Task directions -> The lines from the top of the material through the line with "var chart = echarts.init(document.getElementById('main'));" are to be set down exactly. Leave the pictures out.

Data ->
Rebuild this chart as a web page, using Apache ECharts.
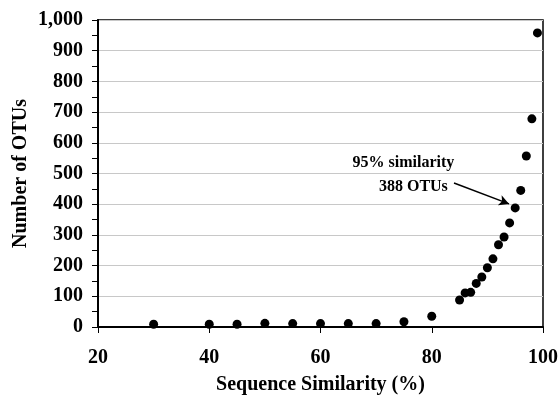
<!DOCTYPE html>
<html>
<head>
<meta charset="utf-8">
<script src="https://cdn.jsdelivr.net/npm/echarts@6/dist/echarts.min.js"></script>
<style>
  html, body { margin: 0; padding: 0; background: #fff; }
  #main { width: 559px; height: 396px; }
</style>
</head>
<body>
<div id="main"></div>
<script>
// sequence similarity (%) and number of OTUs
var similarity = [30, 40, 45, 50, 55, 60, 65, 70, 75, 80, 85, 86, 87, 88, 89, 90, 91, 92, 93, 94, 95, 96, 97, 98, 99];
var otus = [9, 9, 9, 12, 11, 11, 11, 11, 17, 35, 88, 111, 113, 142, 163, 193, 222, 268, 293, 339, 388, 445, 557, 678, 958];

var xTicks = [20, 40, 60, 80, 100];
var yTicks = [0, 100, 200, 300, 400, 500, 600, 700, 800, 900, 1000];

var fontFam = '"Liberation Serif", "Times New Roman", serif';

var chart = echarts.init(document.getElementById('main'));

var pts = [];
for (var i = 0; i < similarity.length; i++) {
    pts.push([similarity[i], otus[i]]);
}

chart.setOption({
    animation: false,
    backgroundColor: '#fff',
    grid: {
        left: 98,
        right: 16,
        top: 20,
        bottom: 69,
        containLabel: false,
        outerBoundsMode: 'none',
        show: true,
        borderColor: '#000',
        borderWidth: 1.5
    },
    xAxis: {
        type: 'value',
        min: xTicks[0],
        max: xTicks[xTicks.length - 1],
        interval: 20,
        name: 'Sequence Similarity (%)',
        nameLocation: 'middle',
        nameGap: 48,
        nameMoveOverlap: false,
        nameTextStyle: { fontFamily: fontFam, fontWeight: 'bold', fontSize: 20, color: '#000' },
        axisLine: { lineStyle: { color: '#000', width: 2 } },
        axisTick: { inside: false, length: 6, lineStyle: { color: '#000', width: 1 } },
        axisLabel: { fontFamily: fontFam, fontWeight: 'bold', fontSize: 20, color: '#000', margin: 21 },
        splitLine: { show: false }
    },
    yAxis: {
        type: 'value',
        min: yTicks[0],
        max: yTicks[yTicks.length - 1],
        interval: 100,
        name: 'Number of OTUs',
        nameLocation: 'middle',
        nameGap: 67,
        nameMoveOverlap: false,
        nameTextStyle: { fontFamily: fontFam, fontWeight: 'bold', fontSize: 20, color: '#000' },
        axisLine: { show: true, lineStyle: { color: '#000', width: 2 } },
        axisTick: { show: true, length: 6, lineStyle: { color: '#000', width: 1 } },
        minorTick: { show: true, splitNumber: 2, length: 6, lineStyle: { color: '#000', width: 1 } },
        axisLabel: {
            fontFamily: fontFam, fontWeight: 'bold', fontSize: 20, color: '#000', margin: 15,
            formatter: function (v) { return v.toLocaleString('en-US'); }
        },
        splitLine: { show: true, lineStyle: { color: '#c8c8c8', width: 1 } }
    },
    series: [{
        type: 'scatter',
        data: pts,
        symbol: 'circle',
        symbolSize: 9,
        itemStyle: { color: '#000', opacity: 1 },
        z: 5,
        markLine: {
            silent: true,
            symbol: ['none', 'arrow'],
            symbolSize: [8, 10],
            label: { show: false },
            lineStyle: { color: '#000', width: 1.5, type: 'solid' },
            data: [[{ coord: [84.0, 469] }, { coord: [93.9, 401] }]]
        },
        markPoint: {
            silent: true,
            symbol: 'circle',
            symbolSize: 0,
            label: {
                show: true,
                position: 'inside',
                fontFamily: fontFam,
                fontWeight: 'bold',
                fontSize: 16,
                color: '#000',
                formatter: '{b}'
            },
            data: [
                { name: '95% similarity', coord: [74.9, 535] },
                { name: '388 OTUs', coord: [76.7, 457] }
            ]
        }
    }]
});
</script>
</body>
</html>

Full solution ->
Rebuild this chart as a web page, using Apache ECharts.
<!DOCTYPE html>
<html>
<head>
<meta charset="utf-8">
<script src="https://cdn.jsdelivr.net/npm/echarts@6/dist/echarts.min.js"></script>
<style>
  html, body { margin: 0; padding: 0; background: #fff; }
  #main { width: 559px; height: 396px; }
</style>
</head>
<body>
<div id="main"></div>
<script>
// sequence similarity (%) and number of OTUs
var similarity = [30, 40, 45, 50, 55, 60, 65, 70, 75, 80, 85, 86, 87, 88, 89, 90, 91, 92, 93, 94, 95, 96, 97, 98, 99];
var otus = [9, 9, 9, 12, 11, 11, 11, 11, 17, 35, 88, 111, 113, 142, 163, 193, 222, 268, 293, 339, 388, 445, 557, 678, 958];

var xTicks = [20, 40, 60, 80, 100];
var yTicks = [0, 100, 200, 300, 400, 500, 600, 700, 800, 900, 1000];

var fontFam = '"Liberation Serif", "Times New Roman", serif';

var chart = echarts.init(document.getElementById('main'));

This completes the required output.